Thoma Bravo spent the spring buying software. It closed its acquisition of Verint, an AI-driven customer-experience company, for around $2 billion and is folding it into a portfolio company it already owns. It wrapped up PROS Holdings too. Vista and Silver Lake are circling the same kind of target: profitable, sticky enterprise software trading at a discount it hasn't seen in a decade. If one of your vendors fits that description, and a few of them do, you should plan for the email that opens with “we've been acquired.”
I spent years at Oracle, a company that has bought a sizable chunk of the enterprise software industry, and I sold for Fastly and Zeta through plenty of market cycles. The pattern I've watched play out every time is the same. After the deal closes, the product stops being the point, and the margin becomes the point.
What a buy-and-build firm actually optimizes for
A private-equity roll-up runs a specific playbook, and the playbook is rational. Buy a profitable software company at a depressed multiple, cut the costs that don't touch renewal, raise prices where the contract allows, cross-sell the rest of the portfolio into the base, and sell the whole thing in five to seven years at a higher multiple. Every move in that sequence points at the financials, not your feature requests. The roadmap you were sold in the original pitch was built to win your business. The roadmap after the acquisition is built to widen EBITDA.

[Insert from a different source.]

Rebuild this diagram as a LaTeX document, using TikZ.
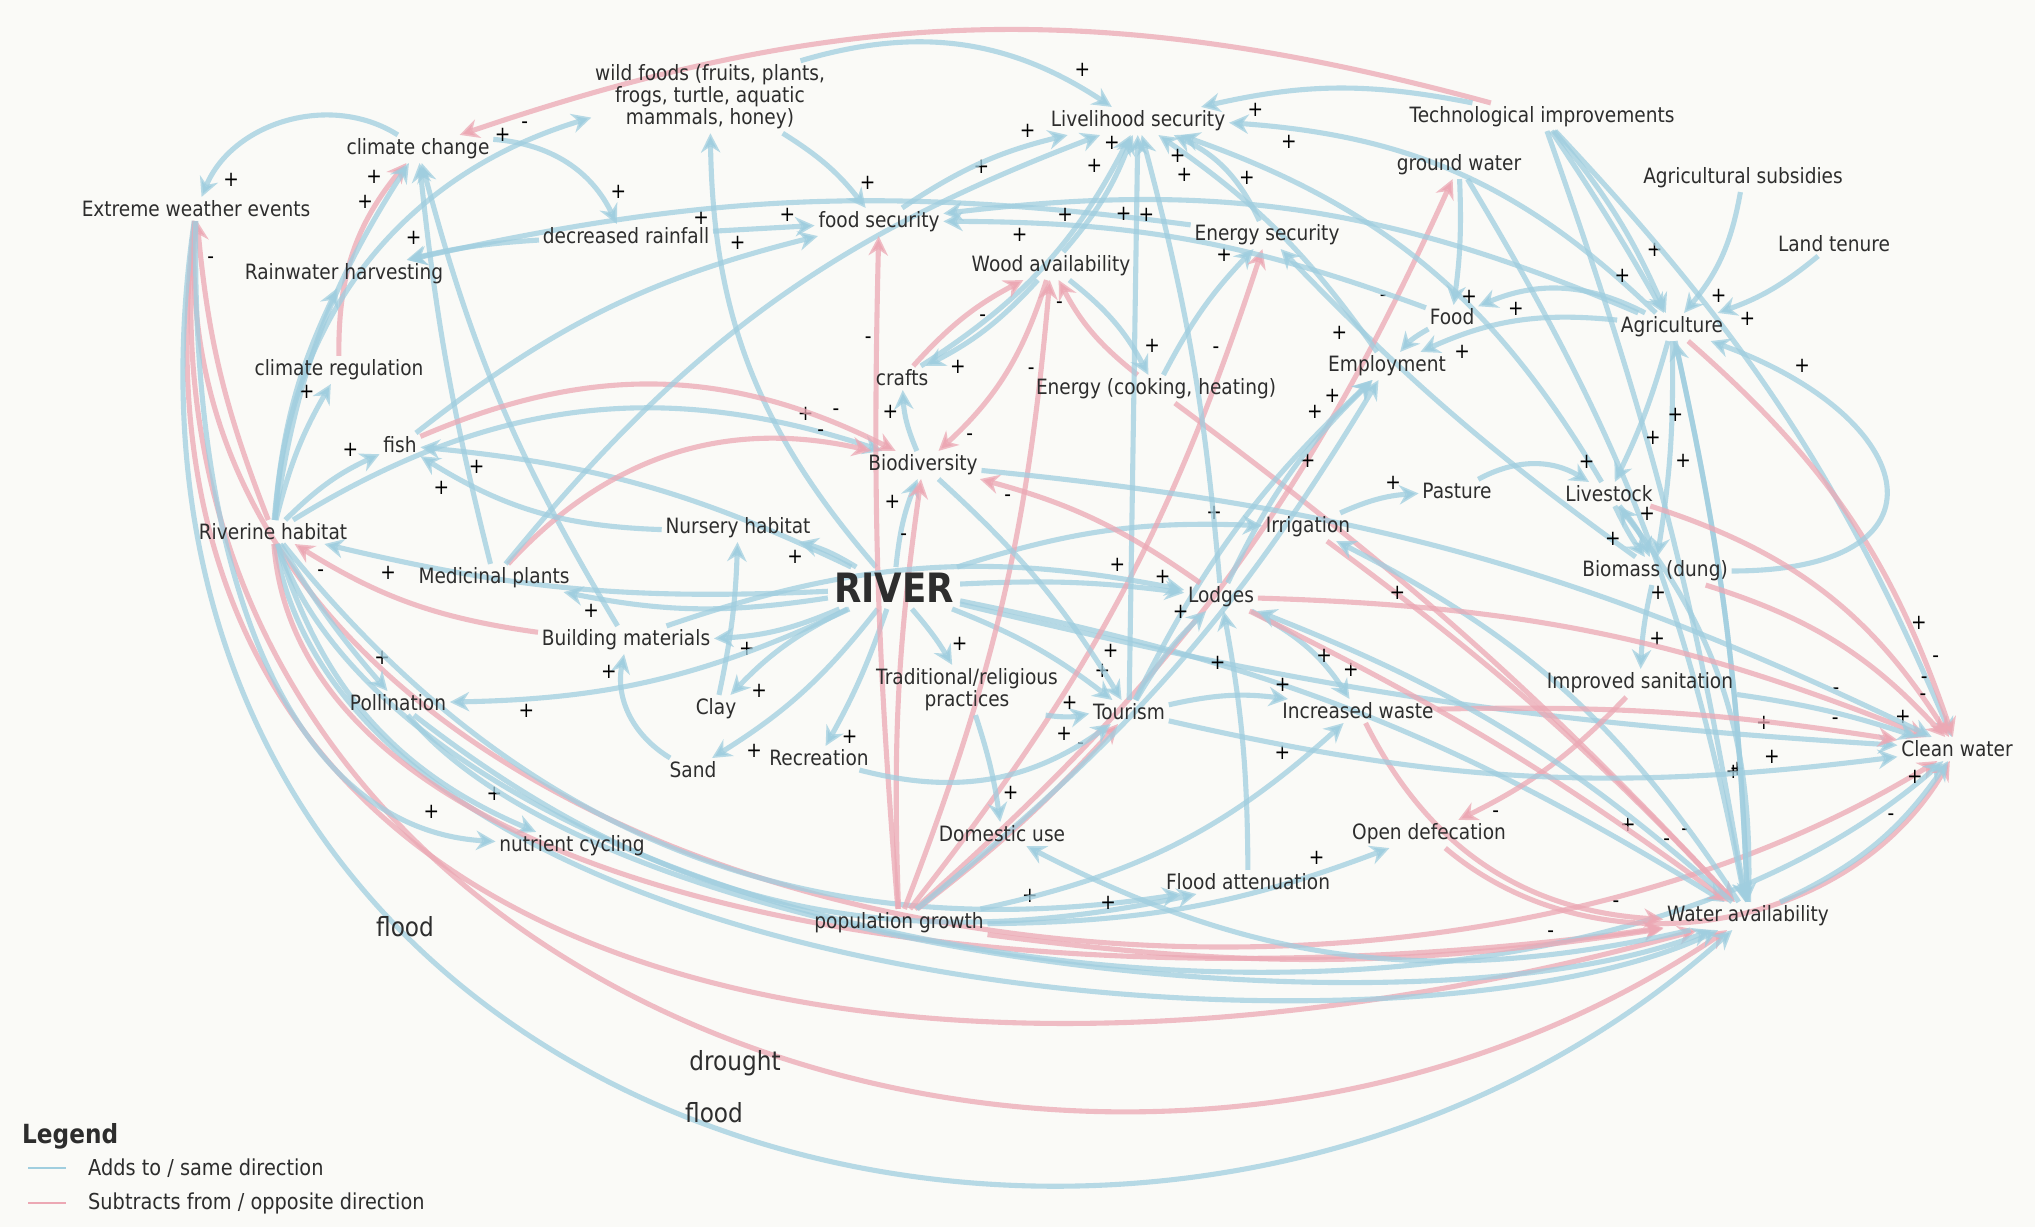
\documentclass[tikz,border=0pt]{standalone}
\usepackage{fontspec}
\setmainfont{DejaVu Sans}[FakeStretch=0.88]
\usetikzlibrary{arrows.meta}

\definecolor{addc}{RGB}{160,206,223}
\definecolor{subc}{RGB}{236,168,180}
\definecolor{bgc}{RGB}{250,250,247}
\definecolor{txtc}{RGB}{45,45,45}

\pgfdeclarelayer{links}
\pgfsetlayers{links,main}

\tikzset{
  lbl/.style={font=\fontsize{12}{11.5}\selectfont, text=txtc, inner sep=2pt, align=center},
  bigl/.style={font=\fontsize{15}{15}\selectfont, text=txtc, inner sep=1pt},
  ad/.style={draw=addc, line width=2.9pt, draw opacity=.75, -{Stealth[length=11pt,width=11pt,inset=3.5pt]}},
  sb/.style={ad, draw=subc},
  sg/.style={pos=.86, auto, font=\fontsize{12}{12}\selectfont, text=black, inner sep=1.5pt},
}

\begin{document}
\begin{tikzpicture}[x=0.2mm,y=0.2mm]
\useasboundingbox (0,0) rectangle (2035,-1227);

% factors
\node[lbl] (wild) at (710,-97) {wild foods (fruits, plants,\\frogs, turtle, aquatic\\mammals, honey)};
\node[lbl] (cc) at (418,-149) {climate change};
\node[lbl] (ewe) at (196,-209) {Extreme weather events};
\node[lbl] (drain) at (626,-236) {decreased rainfall};
\node[lbl] (fsec) at (879,-222) {food security};
\node[lbl] (live) at (1138,-121) {Livelihood security};
\node[lbl] (tech) at (1542,-117) {Technological improvements};
\node[lbl] (gw) at (1459,-165) {ground water};
\node[lbl] (agsub) at (1743,-178) {Agricultural subsidies};
\node[lbl] (land) at (1834,-244) {Land tenure};
\node[lbl] (esec) at (1267,-235) {Energy security};
\node[lbl] (wood) at (1051,-266) {Wood availability};
\node[lbl] (rain) at (344,-274) {Rainwater harvesting};
\node[lbl] (food) at (1452,-317) {Food};
\node[lbl] (agri) at (1672,-327) {Agriculture};
\node[lbl] (creg) at (339,-370) {climate regulation};
\node[lbl] (crafts) at (902,-378) {crafts};
\node[lbl] (energy) at (1156,-389) {Energy (cooking, heating)};
\node[lbl] (employ) at (1387,-366) {Employment};
\node[lbl] (fish) at (400,-445) {fish};
\node[lbl] (biodiv) at (923,-465) {Biodiversity};
\node[lbl] (pasture) at (1457,-491) {Pasture};
\node[lbl] (livestock) at (1609,-494) {Livestock};
\node[lbl] (riverine) at (273,-532) {Riverine habitat};
\node[lbl] (nursery) at (738,-528) {Nursery habitat};
\node[lbl] (irrig) at (1308,-527) {Irrigation};
\node[lbl] (medic) at (494,-578) {Medicinal plants};
\node[lbl] (biomass) at (1655,-571) {Biomass (dung)};
\node[lbl] (lodges) at (1221,-597) {Lodges};
\node[lbl] (build) at (626,-640) {Building materials};
\node[lbl] (trad) at (967,-690) {Traditional/religious\\practices};
\node[lbl] (pollin) at (398,-703) {Pollination};
\node[lbl] (clay) at (716,-709) {Clay};
\node[lbl] (tourism) at (1129,-712) {Tourism};
\node[lbl] (waste) at (1358,-711) {Increased waste};
\node[lbl] (sanit) at (1640,-683) {Improved sanitation};
\node[lbl] (clean) at (1957,-749) {Clean water};
\node[lbl] (sand) at (693,-770) {Sand};
\node[lbl] (recr) at (819,-758) {Recreation};
\node[lbl] (domestic) at (1002,-834) {Domestic use};
\node[lbl] (opendef) at (1429,-834) {Open defecation};
\node[lbl] (nutr) at (572,-846) {nutrient cycling};
\node[lbl] (floodatt) at (1248,-882) {Flood attenuation};
\node[lbl] (pop) at (899,-923) {population growth};
\node[lbl] (water) at (1748,-916) {Water availability};
\node[font=\bfseries\fontsize{23}{23}\selectfont, text=txtc] (river) at (894,-588) {RIVER};

% arc labels
\node[bigl] (flooda) at (405,-927) {flood};
\node[bigl] (drought) at (735,-1063) {drought};
\node[bigl] (floodb) at (714,-1113) {flood};

% legend
\node[font=\bfseries\fontsize{15}{15}\selectfont, text=txtc, anchor=west] (legend) at (16,-1136) {Legend};
\node[font=\fontsize{12.5}{13}\selectfont, text=txtc, anchor=west] (addkey) at (82,-1168) {Adds to / same direction};
\node[font=\fontsize{12.5}{13}\selectfont, text=txtc, anchor=west] (subkey) at (82,-1203) {Subtracts from / opposite direction};
\coordinate (addend) at (28,-1168);
\coordinate (subend) at (28,-1203);
\draw[addc, line width=1.3pt] (addend) -- ([xshift=-9pt]addkey.west);
\draw[subc, line width=1.3pt] (subend) -- ([xshift=-9pt]subkey.west);

\begin{pgfonlayer}{links}
\fill[bgc] (0,0) rectangle (2035,-1227);

% climate and weather
\draw[sb] (tech) to[bend right=17] node[sg,pos=.95]{-} (cc);
\draw[ad] (cc) to[bend right=50] node[sg]{+} (ewe);
\draw[ad] (cc) to[bend left=30] node[sg]{+} (drain);
\draw[sb] (creg) to[bend left=20] node[sg]{+} (cc);
\draw[ad] (riverine) to[bend left=12] node[sg]{+} (cc);
\draw[ad] (medic) to[bend left=4] node[sg]{+} (cc);
\draw[ad] (build) to[bend left=8] (cc);
\draw[sb] (riverine) to[bend left=8] node[sg,swap]{-} (ewe);
\draw[sb] (ewe) .. controls (100,-1000) and (900,-1150) .. (water);
\draw[sb] (ewe) .. controls (120,-1000) and (1100,-1350) .. (water);
\draw[ad] (ewe) .. controls (60,-1150) and (1150,-1450) .. (water);
\draw[sb] (ewe) .. controls (150,-900) and (1300,-1150) .. (clean);
\draw[ad] (ewe) .. controls (190,-600) and (300,-830) .. node[sg]{+} (nutr);

% riverine habitat
\draw[ad] (riverine) to[bend left=8] node[sg]{+} (creg);
\draw[ad] (riverine) to[bend left=10] node[sg]{+} (fish);
\draw[ad] (riverine) to[bend right=5] node[sg]{+} (pollin);
\draw[ad] (riverine) to[bend right=25] node[sg]{+} (nutr);
\draw[ad] (riverine) to[bend left=25] node[sg]{+} (biodiv);
\draw[ad] (riverine) to[bend left=35] node[sg]{+} (wild);
\draw[ad] (riverine) to[bend left=10] (rain);
\draw[ad] (riverine) to[bend right=30] node[sg]{+} (floodatt);
\draw[ad] (riverine) .. controls (350,-1000) and (1400,-1080) .. (water);
\draw[sb] (riverine) .. controls (300,-900) and (1000,-1020) .. (water);
\draw[ad] (riverine) .. controls (420,-950) and (1500,-1150) .. (clean);
\draw[sb] (build) to[bend left=12] node[sg]{-} (riverine);

% RIVER
\draw[ad] (river) to[bend left=8] node[sg]{+} (riverine);
\draw[ad] (river) to[bend right=10] node[sg]{+} (fish);
\draw[ad] (river) to[bend right=8] node[sg]{+} (nursery);
\draw[ad] (river) to[bend left=10] node[sg]{+} (build);
\draw[ad] (river) to[bend left=10] node[sg]{+} (medic);
\draw[ad] (river) to[bend right=10] node[sg]{+} (clay);
\draw[ad] (river) to[bend left=10] node[sg]{+} (sand);
\draw[ad] (river) to[bend left=5] node[sg]{+} (recr);
\draw[ad] (river) to[bend left=12] node[sg]{+} (pollin);
\draw[ad] (river) to[bend left=8] node[sg,pos=.6]{+} (biodiv);
\draw[ad] (river) to[bend left=20] node[sg]{+} (wild);
\draw[ad] (river) to[bend left=10] node[sg]{+} (irrig);
\draw[ad] (river) to[bend left=5] node[sg]{+} (lodges);
\draw[ad] (river) to[bend left=8] node[sg]{+} (tourism);
\draw[ad] (river) to[bend right=5] node[sg]{+} (clean);
\draw[ad] (river) to[bend left=10] node[sg]{+} (water);
\draw[ad] (river) to[bend left=5] node[sg]{+} (trad);

% left and centre
\draw[sb] (fish) to[bend left=25] node[sg]{-} (biodiv);
\draw[ad] (fish) to[bend left=12] node[sg]{+} (fsec);
\draw[sb] (medic) to[bend left=30] node[sg]{-} (biodiv);
\draw[ad] (medic) to[bend left=15] node[sg]{+} (live);
\draw[ad] (nursery) to[bend left=15] node[sg]{+} (fish);
\draw[ad] (sand) to[bend left=35] node[sg]{+} (build);
\draw[ad] (clay) to[bend right=5] (nursery);
\draw[ad] (pollin) .. controls (600,-950) and (1400,-1050) .. (water);
\draw[ad] (pollin) to[bend right=25] (floodatt);
\draw[ad] (biodiv) to[bend left=10] node[sg]{+} (crafts);
\draw[ad] (crafts) to[bend right=15] node[sg]{+} (live);
\draw[sb] (crafts) to[bend left=10] node[sg,swap,pos=.6]{-} (wood);
\draw[sb] (wood) to[bend left=15] node[sg]{-} (biodiv);
\draw[ad] (wood) to[bend left=10] node[sg]{+} (crafts);
\draw[ad] (wood) to[bend left=12] node[sg]{+} (energy);
\draw[sb] (energy) to[bend left=12] node[sg]{-} (wood);
\draw[ad] (wood) to[bend right=10] node[sg]{+} (live);
\draw[ad] (energy) to[bend left=8] node[sg]{+} (esec);
\draw[sb] (energy) to[bend left=5] (water);
\draw[ad] (biomass) to[bend left=5] node[sg,pos=.8]{+} (esec);
\draw[ad] (fsec) to[bend left=10] node[sg]{+} (live);
\draw[ad] (drain) to node[sg]{+} (fsec);
\draw[ad] (drain) to[bend right=5] (rain);
\draw[ad] (esec) to[bend right=10] (rain);
\draw[ad] (wild) to[bend left=10] node[sg]{+} (fsec);
\draw[ad] (wild) to[bend left=25] node[sg]{+} (live);

% population growth
\draw[sb] (pop) to[bend left=3] node[sg]{-} (fsec);
\draw[sb] (pop) to[bend right=8] node[sg]{-} (wood);
\draw[sb] (pop) to[bend right=10] node[sg]{-} (esec);
\draw[sb] (pop) to[bend right=12] node[sg]{-} (gw);
\draw[sb] (pop) to[bend right=5] node[sg]{-} (tourism);
\draw[sb] (pop) to[bend right=8] node[sg]{-} (water);
\draw[sb] (pop) to[bend left=5] node[sg]{-} (biodiv);
\draw[ad] (pop) to[bend right=10] node[sg]{+} (opendef);
\draw[ad] (pop) to[bend right=15] node[sg]{+} (waste);
\draw[ad] (pop) to[bend right=10] node[sg]{+} (employ);

% livelihood and agriculture
\draw[ad] (agri) to[bend right=20] node[sg]{+} (live);
\draw[ad] (tech) to[bend right=12] node[sg]{+} (live);
\draw[ad] (employ) to[bend right=10] node[sg]{+} (live);
\draw[ad] (esec) to[bend right=20] node[sg]{+} (live);
\draw[ad] (tourism) to node[sg]{+} (live);
\draw[ad] (livestock) to[bend right=20] node[sg]{+} (live);
\draw[ad] (lodges) to[bend right=5] node[sg]{+} (live);
\draw[ad] (gw) to[bend left=5] node[sg]{+} (food);
\draw[ad] (gw) to[bend left=10] node[sg]{+} (water);
\draw[ad] (agri) to[bend right=25] node[sg]{+} (food);
\draw[ad] (agri) to[bend right=15] node[sg]{+} (fsec);
\draw[ad] (food) to[bend right=10] node[sg]{+} (fsec);
\draw[ad] (agri) to[bend right=15] node[sg]{+} (employ);
\draw[ad] (food) to[bend right=10] (employ);
\draw[ad] (tourism) to[bend left=10] node[sg]{+} (employ);
\draw[ad] (lodges) to[bend left=10] node[sg]{+} (employ);
\draw[ad] (tech) to[bend left=8] node[sg,pos=.75]{+} (agri);
\draw[ad] (tech) to[bend left=2] node[sg,swap,pos=.75]{+} (agri);
\draw[ad] (agsub) to[bend left=15] node[sg,pos=.75]{+} (agri);
\draw[ad] (land) to[bend left=10] node[sg]{+} (agri);
\draw[ad] (tech) to[bend left=10] node[sg]{+} (clean);
\draw[ad] (tech) to[bend left=5] node[sg]{+} (water);
\draw[ad] (agri) to[bend left=5] node[sg,pos=.6]{+} (livestock);
\draw[ad] (agri) to[bend left=5] node[sg,pos=.5]{+} (biomass);
\draw[sb] (agri) to[bend left=15] node[sg]{-} (clean);
\draw[ad] (water) to[bend right=5] node[sg,pos=.9]{+} (agri);
\draw[ad] (agri) to[bend left=5] (water);
\draw[ad] (biomass) to[out=0,in=-20,looseness=2.5] node[sg,swap]{+} (agri);
\draw[ad] (pasture) to[bend left=30] node[sg]{+} (livestock);
\draw[ad] (irrig) to[bend left=10] node[sg]{+} (pasture);
\draw[ad] (livestock) to[bend left=10] node[sg,pos=.4]{+} (biomass);
\draw[ad] (livestock) to[bend right=5] node[sg,swap,pos=.4]{+} (biomass);
\draw[sb] (livestock) to[bend left=20] node[sg]{-} (clean);
\draw[sb] (biomass) to[bend left=15] node[sg]{-} (clean);
\draw[ad] (biomass) to[bend right=5] node[sg,pos=.5]{+} (sanit);
\draw[ad] (water) to[bend right=20] node[sg,pos=.8]{+} (livestock);
\draw[sb] (irrig) to[bend left=5] node[sg]{-} (water);
\draw[ad] (water) to[bend right=15] node[sg]{+} (irrig);

% tourism, waste and water
\draw[ad] (trad) to[bend left=5] node[sg]{+} (domestic);
\draw[ad] (trad) to[bend right=10] node[sg]{+} (tourism);
\draw[ad] (recr) to[bend right=25] node[sg]{+} (tourism);
\draw[ad] (tourism) to[bend left=8] node[sg]{+} (lodges);
\draw[ad] (floodatt) to[bend right=5] node[sg]{+} (lodges);
\draw[ad] (build) to[bend left=15] node[sg]{+} (lodges);
\draw[sb] (lodges) to[bend right=10] node[sg]{-} (biodiv);
\draw[ad] (biodiv) to[bend left=8] node[sg]{+} (tourism);
\draw[ad] (tourism) to[bend left=10] node[sg]{+} (waste);
\draw[ad] (lodges) to[bend left=15] node[sg]{+} (waste);
\draw[sb] (lodges) to[bend left=10] node[sg]{-} (clean);
\draw[sb] (lodges) to[bend left=5] node[sg]{-} (water);
\draw[sb] (waste) to[bend left=5] node[sg]{-} (clean);
\draw[sb] (waste) to[bend right=30] node[sg]{-} (water);
\draw[sb] (sanit) to[bend left=10] node[sg]{-} (opendef);
\draw[ad] (sanit) to[bend left=5] node[sg]{+} (clean);
\draw[sb] (opendef) to[bend right=50] node[sg]{-} (clean);
\draw[ad] (water) to[bend right=15] node[sg]{+} (clean);
\draw[ad] (water) to[bend right=10] node[sg]{+} (lodges);
\draw[ad] (water) to[bend left=20] node[sg]{+} (domestic);
\draw[ad] (tourism) to[bend right=10] node[sg]{+} (clean);
\draw[ad] (biodiv) to[bend left=10] (clean);
\end{pgfonlayer}
\end{tikzpicture}
\end{document}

The SaaSpocalypse turned this into a wave
This doesn't exist in a vacuum. The same repricing that wiped hundreds of billions off software valuations this year handed buyout firms a discount aisle. Bloomberg reported Thoma Bravo hunting bargains in the middle of the selloff, and the big firms are sitting on record dry powder. The odds that at least one tool in your stack changes hands in the next eighteen months are higher than they've been in years. Treat it as a when, and get ready for it now.
What to do before the acquisition email lands
If you're the buyer, know which of your vendors are roll-up-shaped: single-product, profitable, and sticky. In your next renewal, ask what happens to support and the roadmap under a change of control, and get the answer in writing while you still have leverage. If you're the seller inside a company that just got acquired, get ahead of it. Your customers are reading the same press release and quietly drafting their exit options. The rep who calls first, names the change honestly, and re-earns the relationship keeps the account. The one who pretends nothing happened watches renewals slide while reciting synergy talking points.
The read
Consolidation isn't automatically bad for a customer. Two things can be true. A disciplined PE owner can give a neglected product the focus it always needed, and your priorities will still rank below the math. The job, on either side of the table, is to say the quiet part out loud before the other person does. Read the deal news like it's about your accounts, because before long it will be.